Ethanol precipitation problem ! - (Nov/29/2009 )
Hi,
In the past I have carried out heaps of phenol/chloroform clean ups of DNA but this morning....probably due to an excess of coffee....I made a bit of a blunder and I'm hoping all you clever people can help me out.
Basically I have taken a 100ul restriction enzyme-treated plasmid DNA sample through a Phenol then phenol/chloroform then chloroform clean up. Unfortunately, instead of removing the aqueous layer after the final spin (chloroform and my DNA) I added the 100% Ethanol straight to the whole lot....doh ! I must now have in my sample 100ul DNA / 100ul Chloroform and 200ul 100% EtOH. My initial thought is to add more ethanol and place it in the -80'C freezer, leave for a while and then spin it down and hope to precipitate out the DNA......will this work ? Would adding Na Acetate help ?

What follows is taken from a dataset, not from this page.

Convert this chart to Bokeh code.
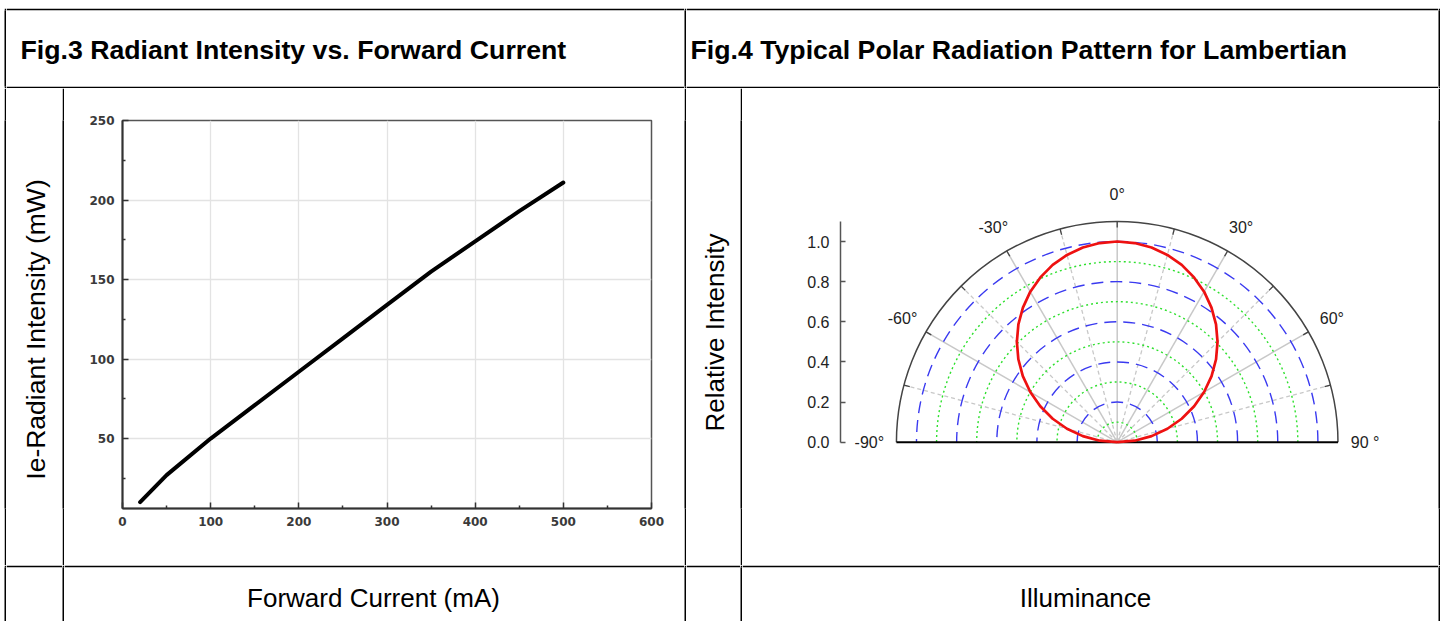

Cheers in advance for the help !
GG
I'd be concerned that the ethanol would mix in both the water and chloroform layers. If this was a throw away sample, I'd just do it again. If a precious sample, I would add substantially more chloroform (perhaps 1-2 ml) and some more water, diluting the ethanol, spin, and recover the aqueous layer. You could extract with water a second time to get residual DNA. Then I'd precipitate as normal (perhaps with some pellet paint or glycogen to help things along due to the low DNA concentrations).